Using the records that follow, reproduce exactly the lines starting at the line containing "Reproduce this chart with matplotlib." and ending at the line containing "ax.spines['bottom'].set_zorder(1)". Include both end lines and no pictures.
--- RECORDS SHOWN ---
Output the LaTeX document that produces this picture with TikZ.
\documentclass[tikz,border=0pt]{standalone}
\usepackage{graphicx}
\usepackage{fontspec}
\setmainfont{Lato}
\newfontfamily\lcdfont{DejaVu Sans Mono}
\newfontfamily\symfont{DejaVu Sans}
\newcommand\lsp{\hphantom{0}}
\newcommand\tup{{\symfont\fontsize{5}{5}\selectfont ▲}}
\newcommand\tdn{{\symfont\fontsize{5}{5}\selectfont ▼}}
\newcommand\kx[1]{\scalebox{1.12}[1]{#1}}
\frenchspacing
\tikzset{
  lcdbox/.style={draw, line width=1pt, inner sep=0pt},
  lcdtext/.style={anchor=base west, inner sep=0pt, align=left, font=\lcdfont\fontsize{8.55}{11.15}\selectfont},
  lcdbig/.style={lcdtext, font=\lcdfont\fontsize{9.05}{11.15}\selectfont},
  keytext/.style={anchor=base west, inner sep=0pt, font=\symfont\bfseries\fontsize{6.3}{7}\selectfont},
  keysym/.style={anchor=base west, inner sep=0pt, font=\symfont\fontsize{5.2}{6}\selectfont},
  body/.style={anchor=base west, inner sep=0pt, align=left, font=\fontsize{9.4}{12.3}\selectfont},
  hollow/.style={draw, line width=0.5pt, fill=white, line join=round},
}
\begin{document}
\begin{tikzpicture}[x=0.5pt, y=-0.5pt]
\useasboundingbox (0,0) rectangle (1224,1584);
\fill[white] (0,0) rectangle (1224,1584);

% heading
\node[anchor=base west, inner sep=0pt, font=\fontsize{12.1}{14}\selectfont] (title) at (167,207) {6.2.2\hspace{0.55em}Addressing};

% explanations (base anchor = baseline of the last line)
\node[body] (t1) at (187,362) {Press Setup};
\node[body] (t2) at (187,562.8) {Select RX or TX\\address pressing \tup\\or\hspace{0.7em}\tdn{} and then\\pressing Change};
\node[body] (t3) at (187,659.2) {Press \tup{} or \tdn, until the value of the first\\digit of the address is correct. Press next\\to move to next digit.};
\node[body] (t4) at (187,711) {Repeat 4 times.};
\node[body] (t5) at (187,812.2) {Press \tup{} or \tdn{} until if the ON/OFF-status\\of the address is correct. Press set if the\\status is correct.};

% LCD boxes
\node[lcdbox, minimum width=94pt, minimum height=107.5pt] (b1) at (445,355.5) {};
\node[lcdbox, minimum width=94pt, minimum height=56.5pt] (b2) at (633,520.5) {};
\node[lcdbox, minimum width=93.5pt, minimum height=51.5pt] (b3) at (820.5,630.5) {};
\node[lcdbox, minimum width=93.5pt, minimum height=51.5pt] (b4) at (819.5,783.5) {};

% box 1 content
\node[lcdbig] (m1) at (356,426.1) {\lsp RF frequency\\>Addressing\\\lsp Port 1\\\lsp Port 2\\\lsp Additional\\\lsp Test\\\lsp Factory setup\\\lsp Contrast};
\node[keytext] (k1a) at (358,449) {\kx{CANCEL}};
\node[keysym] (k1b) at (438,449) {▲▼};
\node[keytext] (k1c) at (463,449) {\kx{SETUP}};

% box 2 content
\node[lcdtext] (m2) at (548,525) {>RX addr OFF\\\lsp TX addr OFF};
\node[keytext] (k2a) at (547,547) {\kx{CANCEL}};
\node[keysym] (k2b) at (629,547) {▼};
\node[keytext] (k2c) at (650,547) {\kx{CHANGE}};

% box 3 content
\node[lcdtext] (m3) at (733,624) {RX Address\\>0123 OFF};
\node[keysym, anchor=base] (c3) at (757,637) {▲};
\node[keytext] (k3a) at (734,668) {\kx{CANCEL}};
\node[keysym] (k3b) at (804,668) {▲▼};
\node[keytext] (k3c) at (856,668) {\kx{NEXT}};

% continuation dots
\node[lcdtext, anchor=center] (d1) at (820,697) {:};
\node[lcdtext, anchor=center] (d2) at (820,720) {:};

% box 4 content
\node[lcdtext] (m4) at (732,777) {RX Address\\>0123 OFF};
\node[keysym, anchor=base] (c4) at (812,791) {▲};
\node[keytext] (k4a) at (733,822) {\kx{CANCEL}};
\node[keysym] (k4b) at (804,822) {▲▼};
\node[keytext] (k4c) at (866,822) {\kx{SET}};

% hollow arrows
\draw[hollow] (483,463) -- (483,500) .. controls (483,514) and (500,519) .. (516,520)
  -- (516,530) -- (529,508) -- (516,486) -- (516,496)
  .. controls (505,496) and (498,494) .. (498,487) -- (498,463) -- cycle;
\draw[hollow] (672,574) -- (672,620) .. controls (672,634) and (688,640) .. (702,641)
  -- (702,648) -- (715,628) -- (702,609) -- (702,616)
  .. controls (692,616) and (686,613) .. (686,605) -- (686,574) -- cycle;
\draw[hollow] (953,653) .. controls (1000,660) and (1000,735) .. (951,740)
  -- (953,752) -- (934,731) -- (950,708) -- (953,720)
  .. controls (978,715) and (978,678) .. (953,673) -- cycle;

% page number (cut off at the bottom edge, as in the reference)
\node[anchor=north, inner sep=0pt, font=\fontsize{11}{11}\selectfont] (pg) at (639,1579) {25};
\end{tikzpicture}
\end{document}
---
--- RECORDS SHOWN ---
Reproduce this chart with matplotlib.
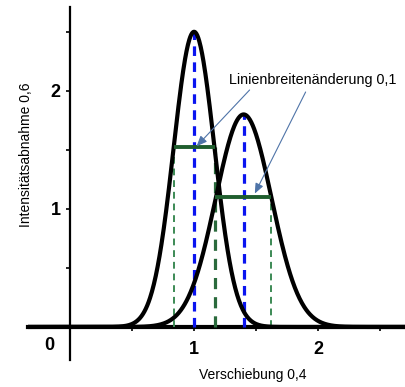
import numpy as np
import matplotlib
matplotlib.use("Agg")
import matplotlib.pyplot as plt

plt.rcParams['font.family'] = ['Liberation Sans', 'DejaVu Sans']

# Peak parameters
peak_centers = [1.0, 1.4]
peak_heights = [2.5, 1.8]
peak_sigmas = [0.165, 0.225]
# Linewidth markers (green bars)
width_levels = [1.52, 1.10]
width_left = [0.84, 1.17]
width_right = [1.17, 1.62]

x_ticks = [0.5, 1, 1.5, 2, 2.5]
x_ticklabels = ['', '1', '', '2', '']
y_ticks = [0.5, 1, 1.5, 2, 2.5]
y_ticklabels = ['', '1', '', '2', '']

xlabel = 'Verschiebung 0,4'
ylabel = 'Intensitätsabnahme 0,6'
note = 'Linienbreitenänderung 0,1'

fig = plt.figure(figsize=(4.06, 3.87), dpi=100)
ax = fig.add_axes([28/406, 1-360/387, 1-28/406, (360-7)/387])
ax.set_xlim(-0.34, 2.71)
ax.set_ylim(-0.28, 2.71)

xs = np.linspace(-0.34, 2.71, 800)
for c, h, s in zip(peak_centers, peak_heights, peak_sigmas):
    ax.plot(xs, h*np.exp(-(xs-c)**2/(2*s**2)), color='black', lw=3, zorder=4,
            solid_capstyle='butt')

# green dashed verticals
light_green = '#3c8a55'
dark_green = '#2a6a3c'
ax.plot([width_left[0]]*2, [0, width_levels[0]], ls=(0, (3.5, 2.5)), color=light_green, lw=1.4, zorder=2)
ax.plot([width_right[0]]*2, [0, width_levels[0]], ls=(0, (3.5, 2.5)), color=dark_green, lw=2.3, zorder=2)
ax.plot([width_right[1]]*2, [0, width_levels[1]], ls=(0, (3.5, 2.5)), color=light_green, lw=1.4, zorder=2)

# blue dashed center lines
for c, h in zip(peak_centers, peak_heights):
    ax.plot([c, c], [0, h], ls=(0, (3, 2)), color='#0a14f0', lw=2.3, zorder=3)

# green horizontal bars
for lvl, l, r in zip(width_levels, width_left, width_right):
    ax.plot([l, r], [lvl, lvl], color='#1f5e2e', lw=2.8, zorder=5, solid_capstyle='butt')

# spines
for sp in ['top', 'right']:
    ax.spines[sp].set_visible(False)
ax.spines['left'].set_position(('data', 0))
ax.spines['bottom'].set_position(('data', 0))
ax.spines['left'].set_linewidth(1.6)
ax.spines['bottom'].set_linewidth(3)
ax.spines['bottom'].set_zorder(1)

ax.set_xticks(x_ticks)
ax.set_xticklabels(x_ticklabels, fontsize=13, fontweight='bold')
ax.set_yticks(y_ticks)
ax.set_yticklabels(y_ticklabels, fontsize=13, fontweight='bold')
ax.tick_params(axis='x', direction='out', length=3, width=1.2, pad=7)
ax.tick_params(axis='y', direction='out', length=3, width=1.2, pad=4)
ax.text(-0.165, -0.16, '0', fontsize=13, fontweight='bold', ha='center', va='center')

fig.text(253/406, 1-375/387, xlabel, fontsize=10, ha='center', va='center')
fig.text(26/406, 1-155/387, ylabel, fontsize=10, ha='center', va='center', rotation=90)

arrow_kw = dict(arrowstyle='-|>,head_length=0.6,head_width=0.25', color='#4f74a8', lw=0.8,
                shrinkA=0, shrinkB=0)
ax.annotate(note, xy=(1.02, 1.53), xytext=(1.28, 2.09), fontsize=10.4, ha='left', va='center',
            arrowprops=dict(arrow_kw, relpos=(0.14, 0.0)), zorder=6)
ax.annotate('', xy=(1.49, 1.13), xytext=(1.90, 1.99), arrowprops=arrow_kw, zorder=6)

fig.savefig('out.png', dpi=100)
---
■ EXERCISE RESPONSE:
Reproduce this chart with matplotlib.
import numpy as np
import matplotlib
matplotlib.use("Agg")
import matplotlib.pyplot as plt

plt.rcParams['font.family'] = ['Liberation Sans', 'DejaVu Sans']

# Peak parameters
peak_centers = [1.0, 1.4]
peak_heights = [2.5, 1.8]
peak_sigmas = [0.165, 0.225]
# Linewidth markers (green bars)
width_levels = [1.52, 1.10]
width_left = [0.84, 1.17]
width_right = [1.17, 1.62]

x_ticks = [0.5, 1, 1.5, 2, 2.5]
x_ticklabels = ['', '1', '', '2', '']
y_ticks = [0.5, 1, 1.5, 2, 2.5]
y_ticklabels = ['', '1', '', '2', '']

xlabel = 'Verschiebung 0,4'
ylabel = 'Intensitätsabnahme 0,6'
note = 'Linienbreitenänderung 0,1'

fig = plt.figure(figsize=(4.06, 3.87), dpi=100)
ax = fig.add_axes([28/406, 1-360/387, 1-28/406, (360-7)/387])
ax.set_xlim(-0.34, 2.71)
ax.set_ylim(-0.28, 2.71)

xs = np.linspace(-0.34, 2.71, 800)
for c, h, s in zip(peak_centers, peak_heights, peak_sigmas):
    ax.plot(xs, h*np.exp(-(xs-c)**2/(2*s**2)), color='black', lw=3, zorder=4,
            solid_capstyle='butt')

# green dashed verticals
light_green = '#3c8a55'
dark_green = '#2a6a3c'
ax.plot([width_left[0]]*2, [0, width_levels[0]], ls=(0, (3.5, 2.5)), color=light_green, lw=1.4, zorder=2)
ax.plot([width_right[0]]*2, [0, width_levels[0]], ls=(0, (3.5, 2.5)), color=dark_green, lw=2.3, zorder=2)
ax.plot([width_right[1]]*2, [0, width_levels[1]], ls=(0, (3.5, 2.5)), color=light_green, lw=1.4, zorder=2)

# blue dashed center lines
for c, h in zip(peak_centers, peak_heights):
    ax.plot([c, c], [0, h], ls=(0, (3, 2)), color='#0a14f0', lw=2.3, zorder=3)

# green horizontal bars
for lvl, l, r in zip(width_levels, width_left, width_right):
    ax.plot([l, r], [lvl, lvl], color='#1f5e2e', lw=2.8, zorder=5, solid_capstyle='butt')

# spines
for sp in ['top', 'right']:
    ax.spines[sp].set_visible(False)
ax.spines['left'].set_position(('data', 0))
ax.spines['bottom'].set_position(('data', 0))
ax.spines['left'].set_linewidth(1.6)
ax.spines['bottom'].set_linewidth(3)
ax.spines['bottom'].set_zorder(1)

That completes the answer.